### Short exercise
Skipping all pictures, set down the lines of the listing from the first through the one with "Arial, Helvetica, sans-serif';".

### Data segment
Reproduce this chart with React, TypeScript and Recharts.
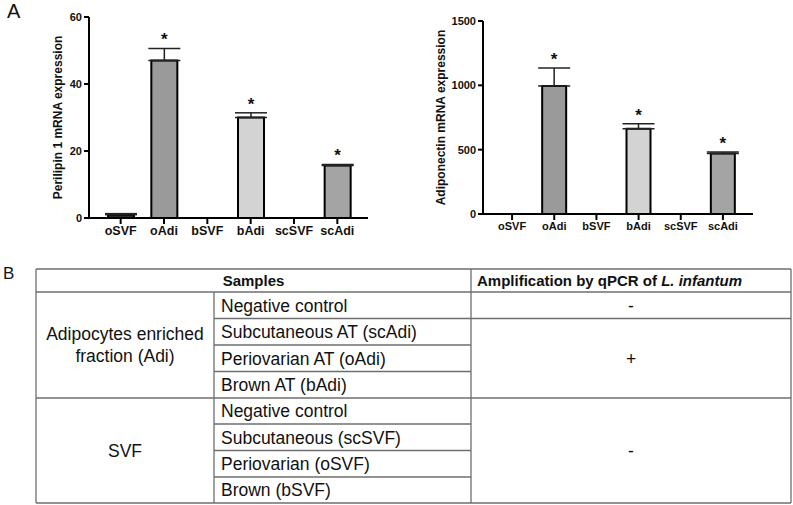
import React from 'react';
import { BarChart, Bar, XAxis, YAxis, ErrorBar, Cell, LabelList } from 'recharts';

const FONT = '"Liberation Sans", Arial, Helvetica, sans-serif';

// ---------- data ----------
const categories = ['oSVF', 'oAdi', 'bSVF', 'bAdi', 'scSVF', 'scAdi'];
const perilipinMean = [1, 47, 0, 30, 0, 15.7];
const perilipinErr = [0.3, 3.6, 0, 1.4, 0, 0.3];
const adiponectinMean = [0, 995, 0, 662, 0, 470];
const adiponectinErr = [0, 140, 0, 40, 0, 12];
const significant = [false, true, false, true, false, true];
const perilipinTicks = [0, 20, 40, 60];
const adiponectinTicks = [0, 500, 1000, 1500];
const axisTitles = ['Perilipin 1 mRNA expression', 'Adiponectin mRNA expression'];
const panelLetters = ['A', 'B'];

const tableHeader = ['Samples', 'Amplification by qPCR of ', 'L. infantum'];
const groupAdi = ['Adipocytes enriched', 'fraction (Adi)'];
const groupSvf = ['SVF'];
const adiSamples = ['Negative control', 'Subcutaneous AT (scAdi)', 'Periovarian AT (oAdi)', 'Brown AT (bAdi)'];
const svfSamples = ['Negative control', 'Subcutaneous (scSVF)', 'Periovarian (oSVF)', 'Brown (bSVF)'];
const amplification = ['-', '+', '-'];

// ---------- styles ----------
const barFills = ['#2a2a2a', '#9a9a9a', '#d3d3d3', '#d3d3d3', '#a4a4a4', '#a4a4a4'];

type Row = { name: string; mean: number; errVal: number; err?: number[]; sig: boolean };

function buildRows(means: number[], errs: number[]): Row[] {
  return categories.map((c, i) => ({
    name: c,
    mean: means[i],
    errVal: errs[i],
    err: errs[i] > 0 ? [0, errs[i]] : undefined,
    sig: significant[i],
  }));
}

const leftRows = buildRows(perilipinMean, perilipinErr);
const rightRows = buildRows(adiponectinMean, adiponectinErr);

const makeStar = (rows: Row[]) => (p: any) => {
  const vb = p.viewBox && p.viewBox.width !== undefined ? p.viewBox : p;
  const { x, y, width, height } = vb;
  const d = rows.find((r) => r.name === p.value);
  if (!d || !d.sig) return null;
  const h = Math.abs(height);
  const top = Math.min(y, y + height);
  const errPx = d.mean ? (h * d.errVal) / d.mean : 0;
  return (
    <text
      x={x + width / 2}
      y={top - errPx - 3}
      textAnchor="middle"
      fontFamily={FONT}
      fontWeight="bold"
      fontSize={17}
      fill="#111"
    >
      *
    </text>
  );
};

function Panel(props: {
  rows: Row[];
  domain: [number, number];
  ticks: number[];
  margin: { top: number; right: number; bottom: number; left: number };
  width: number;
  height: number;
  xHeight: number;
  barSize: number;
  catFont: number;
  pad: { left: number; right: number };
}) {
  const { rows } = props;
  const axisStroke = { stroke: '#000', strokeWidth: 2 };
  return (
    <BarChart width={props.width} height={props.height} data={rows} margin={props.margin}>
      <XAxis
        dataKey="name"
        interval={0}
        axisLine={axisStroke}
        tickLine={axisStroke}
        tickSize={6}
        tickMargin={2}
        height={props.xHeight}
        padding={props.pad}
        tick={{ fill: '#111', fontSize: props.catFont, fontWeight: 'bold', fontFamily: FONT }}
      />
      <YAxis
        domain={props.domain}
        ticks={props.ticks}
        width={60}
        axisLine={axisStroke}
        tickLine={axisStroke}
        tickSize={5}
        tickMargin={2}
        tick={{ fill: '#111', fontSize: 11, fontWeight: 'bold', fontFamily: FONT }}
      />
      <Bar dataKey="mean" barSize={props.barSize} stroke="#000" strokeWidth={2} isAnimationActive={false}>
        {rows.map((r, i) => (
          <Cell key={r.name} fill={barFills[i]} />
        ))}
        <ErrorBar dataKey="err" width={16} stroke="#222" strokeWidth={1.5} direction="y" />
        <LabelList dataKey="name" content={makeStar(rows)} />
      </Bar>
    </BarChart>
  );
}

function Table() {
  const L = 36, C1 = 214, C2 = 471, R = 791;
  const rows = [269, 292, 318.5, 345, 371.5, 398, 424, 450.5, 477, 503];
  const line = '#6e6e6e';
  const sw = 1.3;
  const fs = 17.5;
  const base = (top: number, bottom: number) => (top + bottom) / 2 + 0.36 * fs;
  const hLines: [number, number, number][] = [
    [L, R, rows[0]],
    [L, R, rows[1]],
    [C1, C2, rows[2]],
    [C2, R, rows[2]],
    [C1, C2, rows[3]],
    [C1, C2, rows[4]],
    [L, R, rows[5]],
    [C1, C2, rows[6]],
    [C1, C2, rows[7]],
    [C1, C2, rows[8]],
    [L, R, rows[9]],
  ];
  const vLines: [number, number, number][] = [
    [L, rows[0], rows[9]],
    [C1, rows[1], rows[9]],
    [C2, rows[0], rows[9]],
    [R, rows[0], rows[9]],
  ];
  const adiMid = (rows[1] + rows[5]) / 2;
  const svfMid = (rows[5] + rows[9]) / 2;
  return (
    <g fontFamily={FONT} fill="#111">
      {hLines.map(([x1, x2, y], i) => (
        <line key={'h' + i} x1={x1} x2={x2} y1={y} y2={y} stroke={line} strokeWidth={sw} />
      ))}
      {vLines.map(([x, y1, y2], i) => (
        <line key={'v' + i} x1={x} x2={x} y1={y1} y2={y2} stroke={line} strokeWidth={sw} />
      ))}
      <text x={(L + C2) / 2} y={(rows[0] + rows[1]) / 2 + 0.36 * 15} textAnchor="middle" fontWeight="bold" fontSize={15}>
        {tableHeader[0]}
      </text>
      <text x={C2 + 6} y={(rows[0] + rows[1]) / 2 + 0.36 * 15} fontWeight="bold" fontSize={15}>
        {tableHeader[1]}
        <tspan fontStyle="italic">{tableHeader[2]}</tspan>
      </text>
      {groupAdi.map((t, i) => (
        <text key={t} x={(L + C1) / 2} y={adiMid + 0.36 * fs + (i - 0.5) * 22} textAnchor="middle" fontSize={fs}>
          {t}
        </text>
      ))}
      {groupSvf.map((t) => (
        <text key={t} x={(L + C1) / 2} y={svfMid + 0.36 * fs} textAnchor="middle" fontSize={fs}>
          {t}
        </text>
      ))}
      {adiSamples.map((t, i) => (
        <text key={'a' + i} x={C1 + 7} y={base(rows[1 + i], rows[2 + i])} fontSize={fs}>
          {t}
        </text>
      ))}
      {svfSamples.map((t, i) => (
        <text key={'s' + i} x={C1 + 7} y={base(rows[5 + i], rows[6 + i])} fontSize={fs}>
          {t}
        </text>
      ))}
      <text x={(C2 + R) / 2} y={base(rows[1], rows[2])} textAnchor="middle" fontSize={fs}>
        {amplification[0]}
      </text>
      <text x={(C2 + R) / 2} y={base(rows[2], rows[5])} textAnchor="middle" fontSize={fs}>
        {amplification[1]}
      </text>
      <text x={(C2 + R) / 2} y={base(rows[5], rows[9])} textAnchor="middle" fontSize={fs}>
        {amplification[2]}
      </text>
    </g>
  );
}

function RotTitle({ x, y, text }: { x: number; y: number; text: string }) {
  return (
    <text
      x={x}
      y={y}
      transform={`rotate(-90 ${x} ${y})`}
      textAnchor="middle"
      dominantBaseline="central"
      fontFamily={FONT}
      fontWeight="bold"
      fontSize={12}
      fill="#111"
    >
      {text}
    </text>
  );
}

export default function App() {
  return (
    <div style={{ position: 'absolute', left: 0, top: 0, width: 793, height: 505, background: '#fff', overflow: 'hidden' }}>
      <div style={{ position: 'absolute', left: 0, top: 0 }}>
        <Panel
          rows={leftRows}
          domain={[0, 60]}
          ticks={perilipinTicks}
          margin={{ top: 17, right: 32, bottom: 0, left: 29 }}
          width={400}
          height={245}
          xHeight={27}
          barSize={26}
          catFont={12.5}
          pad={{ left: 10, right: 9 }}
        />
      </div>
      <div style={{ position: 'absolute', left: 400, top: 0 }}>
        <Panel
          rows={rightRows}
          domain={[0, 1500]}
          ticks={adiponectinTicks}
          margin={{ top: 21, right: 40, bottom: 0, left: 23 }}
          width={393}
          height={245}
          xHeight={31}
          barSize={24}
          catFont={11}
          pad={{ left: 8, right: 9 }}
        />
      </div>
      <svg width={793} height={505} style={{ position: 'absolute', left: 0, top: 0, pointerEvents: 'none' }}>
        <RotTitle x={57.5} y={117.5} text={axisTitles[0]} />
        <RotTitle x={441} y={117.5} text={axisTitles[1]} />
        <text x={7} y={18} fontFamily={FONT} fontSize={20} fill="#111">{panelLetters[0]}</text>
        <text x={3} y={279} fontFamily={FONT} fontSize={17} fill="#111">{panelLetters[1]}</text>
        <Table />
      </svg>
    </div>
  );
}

### Full output
Reproduce this chart with React, TypeScript and Recharts.
import React from 'react';
import { BarChart, Bar, XAxis, YAxis, ErrorBar, Cell, LabelList } from 'recharts';

const FONT = '"Liberation Sans", Arial, Helvetica, sans-serif';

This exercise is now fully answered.